The court ruled unanimously that such a Florida law, similar to those in 15 other states, violated free-speech rights.
The invalidated Florida law barred grand jury witnesses from disclosing their testimony even after the investigation ended.
The justices were told that Alabama, Arizona, Indiana, Kentucky, Louisiana, Michigan, Mississippi, Missouri, Nevada, North Carolina, North Dakota, South Dakota, Texas, Utah and Washington have similarly restrictive laws.
The federal government and most states impose no disclosure restrictions on grand jury witnesses, apparently not even while an investigation is in progress.
But the new decision does not affect state laws that bar people from disclosing their grand jury testimony while the secret panel’s investigation is active.
Grand juries are presented evidence by prosecutors who seek to have charges filed against criminal suspects. It is up to the grand jury to decide whether charges should be filed and its proceedings are conducted in secret to spare the reputations of presumably innocent people.
“The interests advanced by the portion of the Florida statute struck down are not sufficient to overcome (a witness’) First Amendment right to make a truthful statement of information” lawfully obtained, Chief Justice William H. Rehnquist wrote for the court.
“The ban extends not merely to the life of the grand jury but into the indefinite future,” he said.

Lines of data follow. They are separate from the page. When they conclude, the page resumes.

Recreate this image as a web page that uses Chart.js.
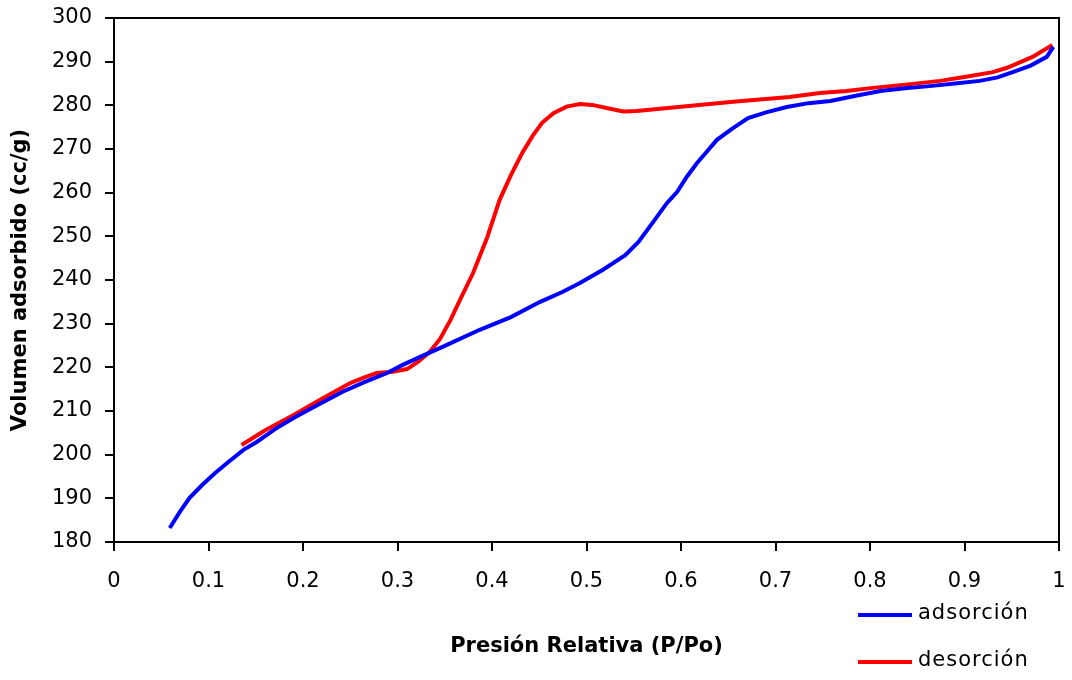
<!DOCTYPE html>
<html>
<head>
<meta charset="utf-8">
<script src="https://cdn.jsdelivr.net/npm/chart.js@4.4.1/dist/chart.umd.min.js"></script>
<style>
  body { margin: 0; background: #fff; }
  #wrap { width: 1072px; height: 680px; }
</style>
</head>
<body>
<div id="wrap"><canvas id="grafico"></canvas></div>
<script>
// isoterma de adsorcion / desorcion
const adsX = [0.059, 0.07, 0.080, 0.093, 0.107, 0.122, 0.137, 0.151, 0.17, 0.190, 0.215, 0.242, 0.265, 0.289, 0.305, 0.324, 0.35, 0.387, 0.42, 0.451, 0.475, 0.493, 0.517, 0.541, 0.555, 0.572, 0.585, 0.596, 0.606, 0.617, 0.627, 0.638, 0.655, 0.671, 0.690, 0.712, 0.735, 0.758, 0.785, 0.811, 0.837, 0.863, 0.89, 0.916, 0.935, 0.951, 0.970, 0.987, 0.994];
const adsY = [183.2, 187, 190.1, 193, 195.8, 198.5, 201.1, 202.9, 205.8, 208.4, 211.3, 214.4, 216.6, 218.7, 220.5, 222.4, 224.9, 228.6, 231.5, 235, 237.3, 239.3, 242.3, 245.7, 248.7, 253.7, 257.6, 260.2, 263.6, 266.8, 269.3, 272.1, 274.8, 277.1, 278.4, 279.6, 280.5, 281, 282.2, 283.3, 283.9, 284.4, 285, 285.6, 286.4, 287.6, 289.1, 291.1, 293.4];

const desX = [0.993, 0.972, 0.945, 0.930, 0.90, 0.874, 0.84, 0.803, 0.775, 0.747, 0.715, 0.655, 0.60, 0.553, 0.539, 0.525, 0.506, 0.493, 0.479, 0.465, 0.453, 0.443, 0.432, 0.420, 0.408, 0.395, 0.380, 0.366, 0.356, 0.345, 0.334, 0.322, 0.310, 0.295, 0.278, 0.265, 0.250, 0.22, 0.190, 0.16, 0.135];
const desY = [293.8, 291.1, 288.6, 287.6, 286.5, 285.6, 284.8, 284, 283.3, 282.8, 281.9, 280.8, 279.7, 278.7, 278.6, 279.2, 280.1, 280.3, 279.7, 278.2, 276, 273, 269.1, 264, 258.3, 249.8, 241.6, 235.4, 230.8, 226.5, 223.5, 221.3, 219.6, 219, 218.7, 217.7, 216.4, 212.8, 209.1, 205.6, 202.2];

const nombresSeries = ['adsorción', 'desorción'];
const coloresSeries = ['#0000ff', '#ff0000'];

function puntos(xs, ys) {
    return xs.map((x, i) => ({ x: x, y: ys[i] }));
}

// marco completo y leyenda abajo a la derecha
const marcoYLeyenda = {
    id: 'marcoYLeyenda',
    afterDraw(chart) {
        const ctx = chart.ctx;
        const a = chart.chartArea;
        ctx.save();
        ctx.strokeStyle = '#000';
        ctx.lineWidth = 2;
        ctx.strokeRect(a.left, a.top, a.right - a.left, a.bottom - a.top);

        ctx.font = '21px "DejaVu Sans"';
        ctx.letterSpacing = '1px';
        ctx.textBaseline = 'middle';
        ctx.fillStyle = '#000';
        chart.data.datasets.forEach((ds, i) => {
            const y = 615 + i * 47;
            ctx.strokeStyle = ds.borderColor;
            ctx.lineWidth = 4;
            ctx.beginPath();
            ctx.moveTo(858, y);
            ctx.lineTo(912, y);
            ctx.stroke();
            ctx.fillText(ds.label, 918, y - 1);
        });
        ctx.restore();
    }
};

new Chart(document.getElementById('grafico'), {
    type: 'scatter',
    data: {
        datasets: [{
            label: nombresSeries[0],
            data: puntos(adsX, adsY),
            borderColor: coloresSeries[0],
            backgroundColor: coloresSeries[0],
            borderWidth: 4,
            showLine: true,
            pointRadius: 0,
            tension: 0
        }, {
            label: nombresSeries[1],
            data: puntos(desX, desY),
            borderColor: coloresSeries[1],
            backgroundColor: coloresSeries[1],
            borderWidth: 4,
            showLine: true,
            pointRadius: 0,
            tension: 0
        }]
    },
    options: {
        responsive: true,
        maintainAspectRatio: false,
        animation: false,
        layout: { padding: { left: 0, top: 18, right: 13, bottom: 0 } },
        plugins: {
            legend: { display: false },
            tooltip: { enabled: false }
        },
        scales: {
            x: {
                type: 'linear',
                min: 0,
                max: 1,
                ticks: {
                    stepSize: 0.1,
                    padding: 18,
                    color: '#000',
                    font: { family: 'DejaVu Sans', size: 21 },
                    callback: v => String(Math.round(v * 10) / 10)
                },
                grid: { drawOnChartArea: false, drawTicks: true, tickLength: 9, color: '#000', lineWidth: 2 },
                border: { display: true, color: '#000', width: 2 },
                title: {
                    display: true,
                    text: 'Presión Relativa (P/Po)',
                    color: '#000',
                    font: { family: 'DejaVu Sans', size: 21, weight: 'bold' },
                    padding: { top: 0, bottom: 21 }
                },
                afterFit(scale) {
                    scale.height = 138;
                    scale.paddingLeft = 0;
                    scale.paddingRight = 0;
                }
            },
            y: {
                type: 'linear',
                min: 180,
                max: 300,
                ticks: {
                    stepSize: 10,
                    padding: 13,
                    color: '#000',
                    font: { family: 'DejaVu Sans', size: 21 }
                },
                grid: { drawOnChartArea: false, drawTicks: true, tickLength: 9, color: '#000', lineWidth: 2 },
                border: { display: true, color: '#000', width: 2 },
                title: {
                    display: true,
                    text: 'Volumen adsorbido (cc/g)',
                    color: '#000',
                    font: { family: 'DejaVu Sans', size: 21, weight: 'bold' },
                    padding: { top: 8, bottom: 0 }
                },
                afterFit(scale) {
                    scale.width = 114;
                    scale.paddingTop = 0;
                    scale.paddingBottom = 0;
                }
            }
        }
    },
    plugins: [marcoYLeyenda]
});
</script>
</body>
</html>
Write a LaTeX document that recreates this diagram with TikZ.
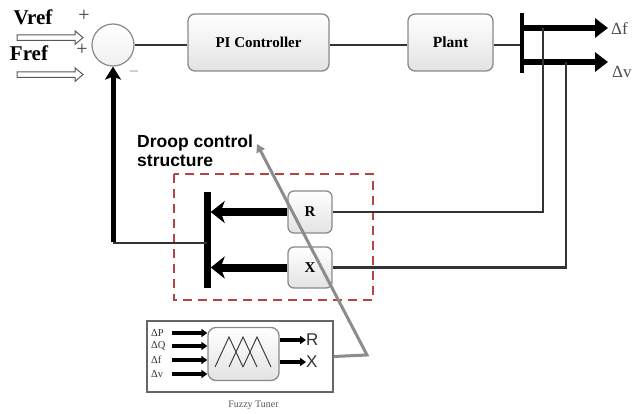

Jane Kirtley of the Reporters Committee for the Freedom of the Press said the decision will help journalists who want to interview grand jury witnesses.
“The court recognized that this kind of statute is an overwhelming restraint that could not withstand constitutional scrutiny,” she said.
Michael Smith, a former reporter for the Charlotte Herald-News in Charlotte County, Fla., wants to write a news story and possibly a book about a 1986 grand jury investigation into allegations of corruption in the county sheriff’s department and the local state attorney’s office.
He testified before that grand jury, which ended its investigation in 1986 and issued no indictments.
Smith, now a National Guard sergeant at Fort Indiantown Gap in Annville, Pa., was called by the county grand jury to testify about stories he had written about the alleged corruption.
“The grand jury itself is kind of an inquisition process,” he said Wednesday. “If witnesses aren’t allowed to say what they did or heard in there, then you not only have an inquisition but an inquisition operating in the dark.”
George Waas, the assistant attorney general who handled the case, said the decision will clear up any confusion about the validity of such open-ended secrecy laws.
“Our opinion is that it’s an issue that needed to be clarified, and now it has been,” he said.
Smith challenged the Florida secrecy law because he feared he could be prosecuted for revealing his grand jury testimony.